— Begin DATA SECTION —
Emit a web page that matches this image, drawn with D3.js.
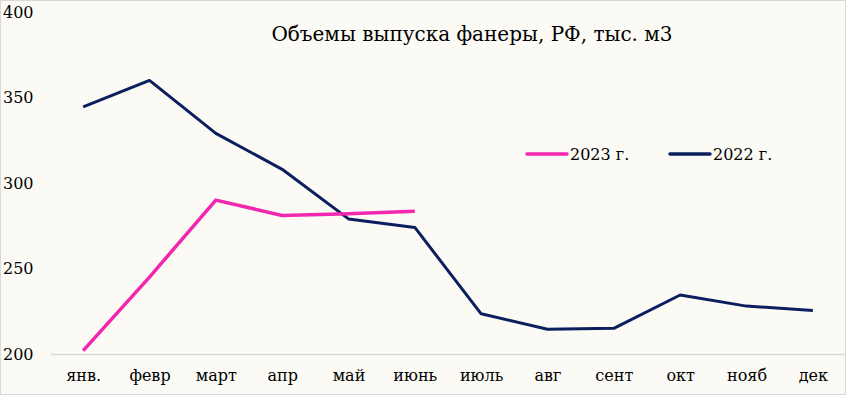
<!DOCTYPE html>
<html>
<head>
<meta charset="utf-8">
<script src="https://cdn.jsdelivr.net/npm/d3@7"></script>
<style>
  body { margin: 0; background: #fff; }
  svg text { font-family: "DejaVu Serif", "Liberation Serif", serif; fill: #000; }
</style>
</head>
<body>
<div id="chart-area"></div>
<script>
// Data -------------------------------------------------
const months = ["янв.", "февр", "март", "апр", "май", "июнь", "июль", "авг", "сент", "окт", "нояб", "дек"]
const vals2023 = [202, 245, 290, 281, 282, 283.5]
const vals2022 = [344.5, 360, 329, 308, 279, 274, 223.5, 214.5, 215, 234.5, 228, 225.5]
const yTicks = [200, 250, 300, 350, 400]
const seriesNames = ["2023 г.", "2022 г."]

// Canvas setup -----------------------------------------
const W = 846, H = 395
const MARGIN = {LEFT: 50, RIGHT: 0, TOP: 12, BOTTOM: 41}
const WIDTH = W - MARGIN.LEFT - MARGIN.RIGHT
const HEIGHT = H - MARGIN.TOP - MARGIN.BOTTOM

const svg = d3.select("#chart-area").append("svg")
  .attr("width", W)
  .attr("height", H)

svg.append("rect")
  .attr("x", 0.5).attr("y", 0.5)
  .attr("width", W - 1).attr("height", H - 1)
  .attr("fill", "#fbfaf5")
  .attr("stroke", "#d9d9d9")

const g = svg.append("g")
  .attr("transform", `translate(${MARGIN.LEFT}, ${MARGIN.TOP})`)

// Scales -----------------------------------------------
const x = d3.scalePoint()
  .domain(months)
  .range([0, WIDTH])
  .padding(0.5)

const y = d3.scaleLinear()
  .domain([200, 400])
  .range([HEIGHT, 0])

// Axes -------------------------------------------------
const xAxis = g.append("g")
  .attr("transform", `translate(0,${HEIGHT})`)
  .call(d3.axisBottom(x).tickSize(0).tickPadding(16))
xAxis.select(".domain").attr("stroke", "#d9d9d9").attr("stroke-width", 1.5)
xAxis.selectAll("text").attr("font-size", "16px")

const yAxis = g.append("g")
  .call(d3.axisLeft(y).tickValues(yTicks).tickSize(0))
yAxis.select(".domain").remove()
yAxis.selectAll("text")
  .attr("font-size", "16px")
  .attr("text-anchor", "start")
  .attr("x", 3 - MARGIN.LEFT)

// Lines ------------------------------------------------
const line = d3.line()
  .x((d, i) => x(months[i]))
  .y(d => y(d))

g.append("path")
  .attr("fill", "none")
  .attr("stroke", "#0b1f5e")
  .attr("stroke-width", 3)
  .attr("stroke-linejoin", "round")
  .attr("d", line(vals2022))

g.append("path")
  .attr("fill", "none")
  .attr("stroke", "#f227b0")
  .attr("stroke-width", 3.5)
  .attr("stroke-linejoin", "round")
  .attr("d", line(vals2023))

// Title ------------------------------------------------
svg.append("text")
  .attr("x", 472)
  .attr("y", 41)
  .attr("text-anchor", "middle")
  .attr("font-size", "20px")
  .text("Объемы выпуска фанеры, РФ, тыс. м3")

// Legend -----------------------------------------------
const legend = svg.append("g")
  .attr("transform", "translate(525, 154)")
const legColors = ["#f227b0", "#0b1f5e"]
seriesNames.forEach((name, i) => {
  const lg = legend.append("g").attr("transform", `translate(${i * 143},0)`)
  lg.append("line")
    .attr("x1", 2).attr("x2", 42)
    .attr("stroke", legColors[i])
    .attr("stroke-width", 3.5)
    .attr("stroke-linecap", "round")
  lg.append("text")
    .attr("x", 45)
    .attr("y", 6)
    .attr("font-size", "16px")
    .text(name)
})
</script>
</body>
</html>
— End DATA SECTION —
*GIVEN EXERCISE*
Reproduce the whole listing word for word, setting aside any pictures.

*FINISHED EXERCISE*
Emit a web page that matches this image, drawn with D3.js.
<!DOCTYPE html>
<html>
<head>
<meta charset="utf-8">
<script src="https://cdn.jsdelivr.net/npm/d3@7"></script>
<style>
  body { margin: 0; background: #fff; }
  svg text { font-family: "DejaVu Serif", "Liberation Serif", serif; fill: #000; }
</style>
</head>
<body>
<div id="chart-area"></div>
<script>
// Data -------------------------------------------------
const months = ["янв.", "февр", "март", "апр", "май", "июнь", "июль", "авг", "сент", "окт", "нояб", "дек"]
const vals2023 = [202, 245, 290, 281, 282, 283.5]
const vals2022 = [344.5, 360, 329, 308, 279, 274, 223.5, 214.5, 215, 234.5, 228, 225.5]
const yTicks = [200, 250, 300, 350, 400]
const seriesNames = ["2023 г.", "2022 г."]

// Canvas setup -----------------------------------------
const W = 846, H = 395
const MARGIN = {LEFT: 50, RIGHT: 0, TOP: 12, BOTTOM: 41}
const WIDTH = W - MARGIN.LEFT - MARGIN.RIGHT
const HEIGHT = H - MARGIN.TOP - MARGIN.BOTTOM

const svg = d3.select("#chart-area").append("svg")
  .attr("width", W)
  .attr("height", H)

svg.append("rect")
  .attr("x", 0.5).attr("y", 0.5)
  .attr("width", W - 1).attr("height", H - 1)
  .attr("fill", "#fbfaf5")
  .attr("stroke", "#d9d9d9")

const g = svg.append("g")
  .attr("transform", `translate(${MARGIN.LEFT}, ${MARGIN.TOP})`)

// Scales -----------------------------------------------
const x = d3.scalePoint()
  .domain(months)
  .range([0, WIDTH])
  .padding(0.5)

const y = d3.scaleLinear()
  .domain([200, 400])
  .range([HEIGHT, 0])

// Axes -------------------------------------------------
const xAxis = g.append("g")
  .attr("transform", `translate(0,${HEIGHT})`)
  .call(d3.axisBottom(x).tickSize(0).tickPadding(16))
xAxis.select(".domain").attr("stroke", "#d9d9d9").attr("stroke-width", 1.5)
xAxis.selectAll("text").attr("font-size", "16px")

const yAxis = g.append("g")
  .call(d3.axisLeft(y).tickValues(yTicks).tickSize(0))
yAxis.select(".domain").remove()
yAxis.selectAll("text")
  .attr("font-size", "16px")
  .attr("text-anchor", "start")
  .attr("x", 3 - MARGIN.LEFT)

// Lines ------------------------------------------------
const line = d3.line()
  .x((d, i) => x(months[i]))
  .y(d => y(d))

g.append("path")
  .attr("fill", "none")
  .attr("stroke", "#0b1f5e")
  .attr("stroke-width", 3)
  .attr("stroke-linejoin", "round")
  .attr("d", line(vals2022))

g.append("path")
  .attr("fill", "none")
  .attr("stroke", "#f227b0")
  .attr("stroke-width", 3.5)
  .attr("stroke-linejoin", "round")
  .attr("d", line(vals2023))

// Title ------------------------------------------------
svg.append("text")
  .attr("x", 472)
  .attr("y", 41)
  .attr("text-anchor", "middle")
  .attr("font-size", "20px")
  .text("Объемы выпуска фанеры, РФ, тыс. м3")

// Legend -----------------------------------------------
const legend = svg.append("g")
  .attr("transform", "translate(525, 154)")
const legColors = ["#f227b0", "#0b1f5e"]
seriesNames.forEach((name, i) => {
  const lg = legend.append("g").attr("transform", `translate(${i * 143},0)`)
  lg.append("line")
    .attr("x1", 2).attr("x2", 42)
    .attr("stroke", legColors[i])
    .attr("stroke-width", 3.5)
    .attr("stroke-linecap", "round")
  lg.append("text")
    .attr("x", 45)
    .attr("y", 6)
    .attr("font-size", "16px")
    .text(name)
})
</script>
</body>
</html>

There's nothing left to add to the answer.